▶ GOAL: In the material below, list every line carrying the string "this".

===== LISTED RECORDS =====

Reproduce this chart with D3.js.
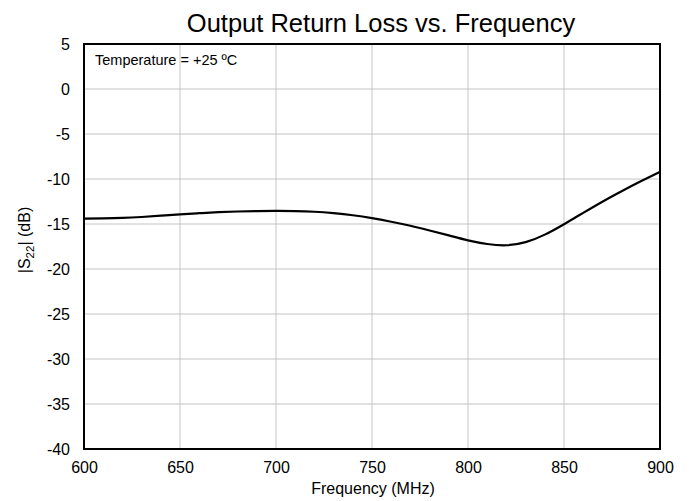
<!DOCTYPE html>
<html><head><meta charset="utf-8">
<script src="https://cdn.jsdelivr.net/npm/d3@7"></script>
<style>body{margin:0;background:#fff}svg{display:block;font-family:"Liberation Sans",Arial,sans-serif}</style>
</head><body><svg id="c" width="692" height="501"></svg>
<script>
const freq = [600,610,620,630,640,650,660,670,680,690,700,710,720,730,740,750,760,770,780,790,800,810,820,830,840,850,860,870,880,890,900];
const s22 = [-14.4,-14.38,-14.33,-14.22,-14.07,-13.92,-13.8,-13.69,-13.61,-13.56,-13.54,-13.56,-13.64,-13.8,-14.03,-14.35,-14.75,-15.2,-15.72,-16.27,-16.82,-17.22,-17.36,-17.02,-16.18,-15.02,-13.76,-12.52,-11.36,-10.26,-9.2];
const xTicks = [600,650,700,750,800,850,900];
const yTicks = [5,0,-5,-10,-15,-20,-25,-30,-35,-40];

const svg = d3.select("#c");
const L=84,R=660,T=44,B=449;
const x = d3.scaleLinear().domain([600,900]).range([L,R]);
const y = d3.scaleLinear().domain([-40,5]).range([B,T]);
const FF = "Liberation Sans, Arial, sans-serif";

const g = svg.append("g");
g.selectAll(".gx").data(xTicks).enter().append("line")
 .attr("x1",d=>x(d)).attr("x2",d=>x(d)).attr("y1",T).attr("y2",B)
 .attr("stroke","#c4c4c4").attr("stroke-width",1);
g.selectAll(".gy").data(yTicks).enter().append("line")
 .attr("x1",L).attr("x2",R).attr("y1",d=>y(d)).attr("y2",d=>y(d))
 .attr("stroke","#c4c4c4").attr("stroke-width",1);

const line = d3.line().x((d,i)=>x(freq[i])).y(d=>y(d)).curve(d3.curveNatural);
svg.append("path").datum(s22).attr("d",line).attr("fill","none")
 .attr("stroke","#000").attr("stroke-width",2.2);

svg.append("rect").attr("x",L).attr("y",T).attr("width",R-L).attr("height",B-T)
 .attr("fill","none").attr("stroke","#000").attr("stroke-width",2);

const fmt = d => String(d);
const xa = d3.axisBottom(x).tickValues(xTicks).tickFormat(fmt).tickSize(0).tickPadding(13);
svg.append("g").attr("transform",`translate(0,${B})`).call(xa)
 .call(s=>s.select(".domain").remove())
 .selectAll("text").attr("font-size",16).attr("fill","#000").attr("font-family",FF);
const ya = d3.axisLeft(y).tickValues(yTicks).tickFormat(fmt).tickSize(0).tickPadding(14);
svg.append("g").attr("transform",`translate(${L},0)`).call(ya)
 .call(s=>s.select(".domain").remove())
 .selectAll("text").attr("font-size",16).attr("fill","#000").attr("font-family",FF);

svg.append("text").attr("x",381).attr("y",32).attr("text-anchor","middle")
 .attr("font-size",25.5).text("Output Return Loss vs. Frequency");
svg.append("text").attr("x",373).attr("y",494).attr("text-anchor","middle")
 .attr("font-size",16).text("Frequency (MHz)");
const yl = svg.append("text").attr("transform","translate(30,240) rotate(-90)").attr("text-anchor","middle").attr("font-size",16);
yl.append("tspan").text("|S");
yl.append("tspan").attr("font-size",11.5).attr("dy",4).text("22");
yl.append("tspan").attr("dy",-4).text("| (dB)");
svg.append("text").attr("x",95).attr("y",65).attr("font-size",14.5).text("Temperature = +25 ºC");
</script></body></html>
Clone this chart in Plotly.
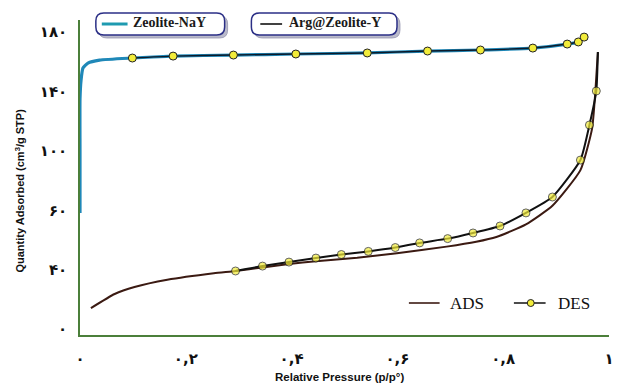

=====

▶ EXERCISE OUTPUT:
Reproduce this chart with D3.js.
Clone this chart in Plotly.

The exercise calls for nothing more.